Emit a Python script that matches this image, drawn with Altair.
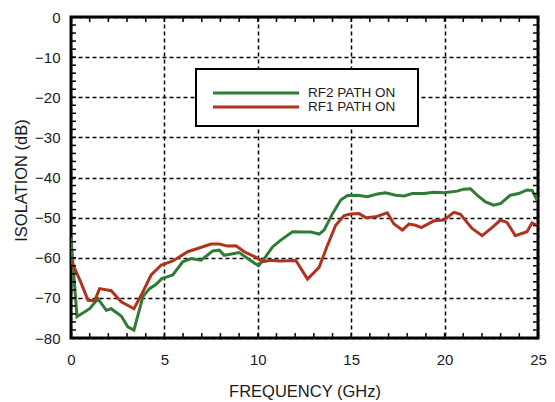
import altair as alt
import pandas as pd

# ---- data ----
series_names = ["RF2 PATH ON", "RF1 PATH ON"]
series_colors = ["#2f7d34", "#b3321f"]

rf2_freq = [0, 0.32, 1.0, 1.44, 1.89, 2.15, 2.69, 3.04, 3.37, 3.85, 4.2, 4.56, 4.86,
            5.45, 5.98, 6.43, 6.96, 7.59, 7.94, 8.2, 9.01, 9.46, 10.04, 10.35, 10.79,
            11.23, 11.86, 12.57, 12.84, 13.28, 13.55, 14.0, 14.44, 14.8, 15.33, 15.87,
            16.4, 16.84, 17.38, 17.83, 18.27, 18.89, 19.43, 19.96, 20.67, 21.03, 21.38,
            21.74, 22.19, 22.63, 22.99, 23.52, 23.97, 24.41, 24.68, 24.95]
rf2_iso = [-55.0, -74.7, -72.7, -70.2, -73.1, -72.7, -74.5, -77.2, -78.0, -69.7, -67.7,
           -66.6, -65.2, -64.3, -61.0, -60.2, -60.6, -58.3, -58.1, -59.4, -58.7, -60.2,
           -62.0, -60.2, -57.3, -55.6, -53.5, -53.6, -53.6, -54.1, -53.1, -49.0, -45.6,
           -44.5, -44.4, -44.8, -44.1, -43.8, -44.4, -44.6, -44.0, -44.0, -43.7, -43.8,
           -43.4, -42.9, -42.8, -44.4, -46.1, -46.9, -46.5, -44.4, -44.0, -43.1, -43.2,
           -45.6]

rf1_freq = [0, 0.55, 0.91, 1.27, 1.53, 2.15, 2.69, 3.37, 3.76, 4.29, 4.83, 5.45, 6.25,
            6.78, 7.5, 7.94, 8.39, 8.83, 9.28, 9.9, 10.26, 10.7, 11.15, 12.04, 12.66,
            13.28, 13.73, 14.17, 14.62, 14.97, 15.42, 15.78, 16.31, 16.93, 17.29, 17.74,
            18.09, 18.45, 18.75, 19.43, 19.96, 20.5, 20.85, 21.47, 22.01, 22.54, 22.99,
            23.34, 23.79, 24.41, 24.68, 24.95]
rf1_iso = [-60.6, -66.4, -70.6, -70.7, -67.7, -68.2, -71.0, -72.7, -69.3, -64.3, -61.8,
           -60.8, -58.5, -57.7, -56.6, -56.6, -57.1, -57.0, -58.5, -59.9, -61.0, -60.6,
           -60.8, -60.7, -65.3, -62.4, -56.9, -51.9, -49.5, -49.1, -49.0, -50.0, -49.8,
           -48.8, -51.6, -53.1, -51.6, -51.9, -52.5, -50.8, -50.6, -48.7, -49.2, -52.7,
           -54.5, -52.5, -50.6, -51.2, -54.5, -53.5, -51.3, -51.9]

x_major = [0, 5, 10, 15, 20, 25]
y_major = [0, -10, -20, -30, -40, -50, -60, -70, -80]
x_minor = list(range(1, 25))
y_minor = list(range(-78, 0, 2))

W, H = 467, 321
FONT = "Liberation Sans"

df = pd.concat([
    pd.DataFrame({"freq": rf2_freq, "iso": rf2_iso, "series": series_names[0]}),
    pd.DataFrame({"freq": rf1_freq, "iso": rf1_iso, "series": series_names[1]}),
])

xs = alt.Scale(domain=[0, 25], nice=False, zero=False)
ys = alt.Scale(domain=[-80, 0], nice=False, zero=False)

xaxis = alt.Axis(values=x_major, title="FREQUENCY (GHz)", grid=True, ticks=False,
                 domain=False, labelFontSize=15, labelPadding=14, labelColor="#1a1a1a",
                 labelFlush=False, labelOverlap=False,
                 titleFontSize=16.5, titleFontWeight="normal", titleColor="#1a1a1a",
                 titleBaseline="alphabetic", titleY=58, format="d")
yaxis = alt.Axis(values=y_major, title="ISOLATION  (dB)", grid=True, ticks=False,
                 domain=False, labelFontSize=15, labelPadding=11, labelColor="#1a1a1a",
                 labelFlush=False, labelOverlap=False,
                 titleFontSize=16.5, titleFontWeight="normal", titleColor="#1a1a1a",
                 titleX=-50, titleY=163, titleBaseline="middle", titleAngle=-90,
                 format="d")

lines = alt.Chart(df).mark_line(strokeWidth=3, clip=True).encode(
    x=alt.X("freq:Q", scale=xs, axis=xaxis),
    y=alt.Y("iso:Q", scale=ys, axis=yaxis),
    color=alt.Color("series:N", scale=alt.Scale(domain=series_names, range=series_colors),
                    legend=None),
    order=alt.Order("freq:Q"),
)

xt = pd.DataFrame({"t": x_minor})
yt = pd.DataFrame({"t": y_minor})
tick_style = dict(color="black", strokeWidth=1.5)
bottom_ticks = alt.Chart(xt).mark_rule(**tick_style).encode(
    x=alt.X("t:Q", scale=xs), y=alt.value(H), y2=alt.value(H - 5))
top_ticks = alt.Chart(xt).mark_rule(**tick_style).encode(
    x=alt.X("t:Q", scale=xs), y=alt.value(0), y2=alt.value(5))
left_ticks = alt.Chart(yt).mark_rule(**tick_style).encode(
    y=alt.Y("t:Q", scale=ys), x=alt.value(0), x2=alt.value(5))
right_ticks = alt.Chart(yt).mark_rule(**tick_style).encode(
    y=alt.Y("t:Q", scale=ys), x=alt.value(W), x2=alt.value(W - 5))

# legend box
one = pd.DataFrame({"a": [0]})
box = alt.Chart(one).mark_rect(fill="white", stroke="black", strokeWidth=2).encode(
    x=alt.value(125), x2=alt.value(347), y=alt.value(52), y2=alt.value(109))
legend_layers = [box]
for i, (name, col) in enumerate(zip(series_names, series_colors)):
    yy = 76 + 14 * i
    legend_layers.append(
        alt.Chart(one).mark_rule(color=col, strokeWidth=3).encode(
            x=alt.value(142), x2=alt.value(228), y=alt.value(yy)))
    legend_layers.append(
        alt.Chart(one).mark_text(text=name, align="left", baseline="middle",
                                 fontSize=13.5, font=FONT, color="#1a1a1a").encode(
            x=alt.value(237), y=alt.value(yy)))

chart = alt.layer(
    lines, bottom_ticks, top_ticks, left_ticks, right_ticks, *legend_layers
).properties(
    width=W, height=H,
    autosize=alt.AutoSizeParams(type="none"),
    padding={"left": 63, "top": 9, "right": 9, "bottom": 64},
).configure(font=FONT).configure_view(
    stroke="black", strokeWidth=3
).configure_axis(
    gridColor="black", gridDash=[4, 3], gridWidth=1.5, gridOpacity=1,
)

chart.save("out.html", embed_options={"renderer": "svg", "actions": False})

######

### [Requirements]
Your copy of the data above should match it exactly, except that pictures are left out.

### [Output for this task]
Emit a Python script that matches this image, drawn with Altair.
import altair as alt
import pandas as pd

# ---- data ----
series_names = ["RF2 PATH ON", "RF1 PATH ON"]
series_colors = ["#2f7d34", "#b3321f"]

rf2_freq = [0, 0.32, 1.0, 1.44, 1.89, 2.15, 2.69, 3.04, 3.37, 3.85, 4.2, 4.56, 4.86,
            5.45, 5.98, 6.43, 6.96, 7.59, 7.94, 8.2, 9.01, 9.46, 10.04, 10.35, 10.79,
            11.23, 11.86, 12.57, 12.84, 13.28, 13.55, 14.0, 14.44, 14.8, 15.33, 15.87,
            16.4, 16.84, 17.38, 17.83, 18.27, 18.89, 19.43, 19.96, 20.67, 21.03, 21.38,
            21.74, 22.19, 22.63, 22.99, 23.52, 23.97, 24.41, 24.68, 24.95]
rf2_iso = [-55.0, -74.7, -72.7, -70.2, -73.1, -72.7, -74.5, -77.2, -78.0, -69.7, -67.7,
           -66.6, -65.2, -64.3, -61.0, -60.2, -60.6, -58.3, -58.1, -59.4, -58.7, -60.2,
           -62.0, -60.2, -57.3, -55.6, -53.5, -53.6, -53.6, -54.1, -53.1, -49.0, -45.6,
           -44.5, -44.4, -44.8, -44.1, -43.8, -44.4, -44.6, -44.0, -44.0, -43.7, -43.8,
           -43.4, -42.9, -42.8, -44.4, -46.1, -46.9, -46.5, -44.4, -44.0, -43.1, -43.2,
           -45.6]

rf1_freq = [0, 0.55, 0.91, 1.27, 1.53, 2.15, 2.69, 3.37, 3.76, 4.29, 4.83, 5.45, 6.25,
            6.78, 7.5, 7.94, 8.39, 8.83, 9.28, 9.9, 10.26, 10.7, 11.15, 12.04, 12.66,
            13.28, 13.73, 14.17, 14.62, 14.97, 15.42, 15.78, 16.31, 16.93, 17.29, 17.74,
            18.09, 18.45, 18.75, 19.43, 19.96, 20.5, 20.85, 21.47, 22.01, 22.54, 22.99,
            23.34, 23.79, 24.41, 24.68, 24.95]
rf1_iso = [-60.6, -66.4, -70.6, -70.7, -67.7, -68.2, -71.0, -72.7, -69.3, -64.3, -61.8,
           -60.8, -58.5, -57.7, -56.6, -56.6, -57.1, -57.0, -58.5, -59.9, -61.0, -60.6,
           -60.8, -60.7, -65.3, -62.4, -56.9, -51.9, -49.5, -49.1, -49.0, -50.0, -49.8,
           -48.8, -51.6, -53.1, -51.6, -51.9, -52.5, -50.8, -50.6, -48.7, -49.2, -52.7,
           -54.5, -52.5, -50.6, -51.2, -54.5, -53.5, -51.3, -51.9]

x_major = [0, 5, 10, 15, 20, 25]
y_major = [0, -10, -20, -30, -40, -50, -60, -70, -80]
x_minor = list(range(1, 25))
y_minor = list(range(-78, 0, 2))

W, H = 467, 321
FONT = "Liberation Sans"

df = pd.concat([
    pd.DataFrame({"freq": rf2_freq, "iso": rf2_iso, "series": series_names[0]}),
    pd.DataFrame({"freq": rf1_freq, "iso": rf1_iso, "series": series_names[1]}),
])

xs = alt.Scale(domain=[0, 25], nice=False, zero=False)
ys = alt.Scale(domain=[-80, 0], nice=False, zero=False)

xaxis = alt.Axis(values=x_major, title="FREQUENCY (GHz)", grid=True, ticks=False,
                 domain=False, labelFontSize=15, labelPadding=14, labelColor="#1a1a1a",
                 labelFlush=False, labelOverlap=False,
                 titleFontSize=16.5, titleFontWeight="normal", titleColor="#1a1a1a",
                 titleBaseline="alphabetic", titleY=58, format="d")
yaxis = alt.Axis(values=y_major, title="ISOLATION  (dB)", grid=True, ticks=False,
                 domain=False, labelFontSize=15, labelPadding=11, labelColor="#1a1a1a",
                 labelFlush=False, labelOverlap=False,
                 titleFontSize=16.5, titleFontWeight="normal", titleColor="#1a1a1a",
                 titleX=-50, titleY=163, titleBaseline="middle", titleAngle=-90,
                 format="d")

lines = alt.Chart(df).mark_line(strokeWidth=3, clip=True).encode(
    x=alt.X("freq:Q", scale=xs, axis=xaxis),
    y=alt.Y("iso:Q", scale=ys, axis=yaxis),
    color=alt.Color("series:N", scale=alt.Scale(domain=series_names, range=series_colors),
                    legend=None),
    order=alt.Order("freq:Q"),
)

xt = pd.DataFrame({"t": x_minor})
yt = pd.DataFrame({"t": y_minor})
tick_style = dict(color="black", strokeWidth=1.5)
bottom_ticks = alt.Chart(xt).mark_rule(**tick_style).encode(
    x=alt.X("t:Q", scale=xs), y=alt.value(H), y2=alt.value(H - 5))
top_ticks = alt.Chart(xt).mark_rule(**tick_style).encode(
    x=alt.X("t:Q", scale=xs), y=alt.value(0), y2=alt.value(5))
left_ticks = alt.Chart(yt).mark_rule(**tick_style).encode(
    y=alt.Y("t:Q", scale=ys), x=alt.value(0), x2=alt.value(5))
right_ticks = alt.Chart(yt).mark_rule(**tick_style).encode(
    y=alt.Y("t:Q", scale=ys), x=alt.value(W), x2=alt.value(W - 5))

# legend box
one = pd.DataFrame({"a": [0]})
box = alt.Chart(one).mark_rect(fill="white", stroke="black", strokeWidth=2).encode(
    x=alt.value(125), x2=alt.value(347), y=alt.value(52), y2=alt.value(109))
legend_layers = [box]
for i, (name, col) in enumerate(zip(series_names, series_colors)):
    yy = 76 + 14 * i
    legend_layers.append(
        alt.Chart(one).mark_rule(color=col, strokeWidth=3).encode(
            x=alt.value(142), x2=alt.value(228), y=alt.value(yy)))
    legend_layers.append(
        alt.Chart(one).mark_text(text=name, align="left", baseline="middle",
                                 fontSize=13.5, font=FONT, color="#1a1a1a").encode(
            x=alt.value(237), y=alt.value(yy)))

chart = alt.layer(
    lines, bottom_ticks, top_ticks, left_ticks, right_ticks, *legend_layers
).properties(
    width=W, height=H,
    autosize=alt.AutoSizeParams(type="none"),
    padding={"left": 63, "top": 9, "right": 9, "bottom": 64},
).configure(font=FONT).configure_view(
    stroke="black", strokeWidth=3
).configure_axis(
    gridColor="black", gridDash=[4, 3], gridWidth=1.5, gridOpacity=1,
)

chart.save("out.html", embed_options={"renderer": "svg", "actions": False})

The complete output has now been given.